皇軍の兵士らのやったことも、円などの経済的力量から円などを仲立ちとする交換行為・売買春としては成り立たちえない。誰がミルミルうちに減価する現地金融機関の銀行券や円を欲しがるのだろうか?単純に言えば、米ドルなら欲しくてベトナム戦争時のタイのように売春=供給が現れるが、当時の日本円では、欲しがられないので売春がでてこない。従って、買春できない。兵士ら個人の意識では、円や現地金融機関の銀行券を手にしての、日本本土であった売買春(交換行為)と同じであったでしょうが、客観的にはそれら銀行券では決済が望まれていないので、粉飾された強奪、略奪。

日本本土であった売買春では、前借・借金で女性を調達し、拘束していますが、占領各地「大東亜共栄圏」では前借・借金をさせても戦時インフレ・紙幣インフレで実質減額しますから、女性を売買春に縛る道具にはならない。となれば、女性の調達・拘束に何を手段にできるでしょうか?? 「銃弾が雨嵐のごとく飛び交う中で命をかけて走っていくときに、精神的にも高ぶっている猛者集団をどこかで休息させてあげよう(橋本市長)」という聖母のような愛でしょうか?

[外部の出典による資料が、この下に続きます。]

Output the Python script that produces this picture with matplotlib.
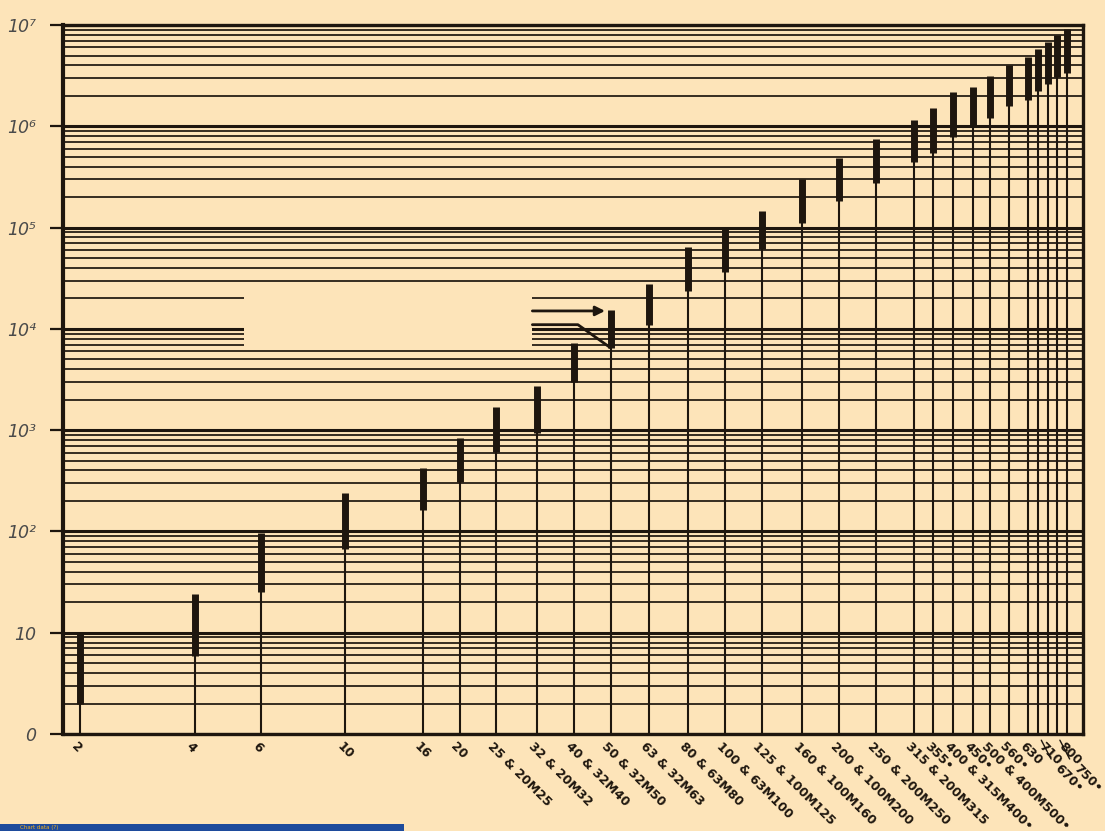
import matplotlib
matplotlib.use('Agg')
import matplotlib.pyplot as plt
import numpy as np
from matplotlib.patches import Rectangle
from matplotlib.ticker import LogLocator, FixedLocator, NullFormatter

BG = '#fde4b9'
INK = '#1e160e'

# fuse ratings (A) and the I2t band (min pre-arcing .. max total)
ratings = [2, 4, 6, 10, 16, 20, 25, 32, 40, 50, 63, 80, 100, 125, 160, 200,
           250, 315, 355, 400, 450, 500, 560, 630, 670, 710, 750, 800]
i2t_min = [2.0, 5.9, 25, 67, 163, 310, 610, 940, 3000, 6500, 10900, 23600,
           36500, 61000, 110000, 183000, 275000, 443000, 543000, 782000,
           982000, 1200000, 1580000, 1820000, 2230000, 2610000, 3060000, 3350000]
i2t_max = [10, 24, 96, 240, 420, 840, 1700, 2700, 7200, 15500, 27700, 64000,
           98000, 146000, 300000, 486000, 750000, 1150000, 1510000, 2180000,
           2440000, 3130000, 4020000, 4820000, 5780000, 6780000, 7940000, 9100000]
rating_labels = ['2', '4', '6', '10', '16', '20', '25 & 20M25', '32 & 20M32',
                 '40 & 32M40', '50 & 32M50', '63 & 32M63', '80 & 63M80',
                 '100 & 63M100', '125 & 100M125', '160 & 100M160', '200 & 100M200',
                 '250 & 200M250', '315 & 200M315', '355•', '400 & 315M400•', '450•',
                 '500 & 400M500•', '560•', '630', '670•', '710', '750•', '800']
leader_ratings = [670, 750]

decade_ticks = [1, 10, 1e2, 1e3, 1e4, 1e5, 1e6, 1e7]
decade_labels = ['0', '10', '10²', '10³', '10⁴', '10⁵', '10⁶', '10⁷']

# blanked-out window in the original scan
gap_x = [5.4, 31.1]
gap_y = [6500, 23000]

fig = plt.figure(figsize=(11.05, 8.31), dpi=100, facecolor=BG)
ax = fig.add_axes([0.057, 0.1167, 0.9231, 0.8532], facecolor=BG)
ax.set_xscale('log')
ax.set_yscale('log')
ax.set_xlim(1.8, 880)
ax.set_ylim(1, 1e7)

ax.yaxis.set_major_locator(FixedLocator(decade_ticks))
ax.set_yticks(decade_ticks, decade_labels)
ax.yaxis.set_minor_locator(LogLocator(base=10, subs=np.arange(2, 10), numticks=50))
ax.yaxis.set_minor_formatter(NullFormatter())
ax.set_xticks([])
ax.set_xticks([], minor=True)

ax.set_axisbelow(True)
ax.grid(axis='y', which='major', color=INK, lw=2.2)
ax.grid(axis='y', which='minor', color=INK, lw=1.25)
ax.tick_params(axis='y', which='major', length=9.5, width=1.6, direction='out',
               pad=10, labelsize=12.5, labelcolor='#4a4a4a', color=INK)
ax.tick_params(axis='y', which='minor', length=0)
for lab in ax.get_yticklabels():
    lab.set_fontstyle('italic')

for name, s in ax.spines.items():
    s.set_color(INK)
    s.set_linewidth(3.0 if name == 'left' else 2.4)

ax.add_patch(Rectangle((gap_x[0], gap_y[0]), gap_x[1] - gap_x[0], gap_y[1] - gap_y[0],
                       facecolor=BG, edgecolor='none', zorder=1))

ax.vlines(ratings, 1, i2t_min, color=INK, lw=1.5, zorder=2)
ax.vlines(ratings, i2t_min, i2t_max, color=INK, lw=5, zorder=3)

# leader lines to the 50 A band
i50 = ratings.index(50)
ax.annotate('', xy=(ratings[i50], i2t_max[i50] * 0.97), xytext=(gap_x[1], i2t_max[i50] * 0.97),
            arrowprops=dict(arrowstyle='-|>', color=INK, lw=2, shrinkA=0, shrinkB=4,
                            mutation_scale=14), zorder=4)
ax.plot([gap_x[1], 41, ratings[i50]], [11000, 11000, i2t_min[i50]],
        color=INK, lw=2, zorder=4, solid_capstyle='round')

for r, lab in zip(ratings, rating_labels):
    if r in leader_ratings:
        ax.annotate(lab, xy=(r, 0), xycoords=('data', 'axes fraction'),
                    xytext=(17, -20), textcoords='offset points',
                    rotation=-45, ha='left', va='top', rotation_mode='anchor',
                    fontsize=9, fontweight='bold', color=INK,
                    arrowprops=dict(arrowstyle='-', color=INK, lw=1,
                                    shrinkA=0, shrinkB=5, relpos=(0, 1)))
    else:
        ax.annotate(lab, xy=(r, 0), xycoords=('data', 'axes fraction'),
                    xytext=(-1.5, -4), textcoords='offset points',
                    rotation=-45, ha='left', va='top', rotation_mode='anchor',
                    fontsize=9, fontweight='bold', color=INK)

# caption strip at the bottom edge
fig.patches.append(Rectangle((0, 0), 404 / 1105, 7 / 831, transform=fig.transFigure,
                             facecolor='#1e4b9c', edgecolor='none'))
fig.text(20 / 1105, 1 / 831, 'Chart data (?)', color='#f2b01e', fontsize=4,
         va='bottom', ha='left')

fig.savefig('out.png', dpi=100, facecolor=BG)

日本からの占領各地への生活必需品などの供給・輸出ができなかったのは、大日本帝国に生産力が低かった、なかったからです。それは十分な武器・弾薬も生産力がないことにも顕われています。開戦前からそれは分かっていながら、戦争を始めた。大日本帝国の敗戦と経済的には幽霊の円と現地金融機関の銀行券による強奪は表裏のものです。

この愚かさは何によるのか? ともあれ、あの行為を売買春の枠組みで論じること自体が、実相を見ずに観念で思考する愚かさに思えます。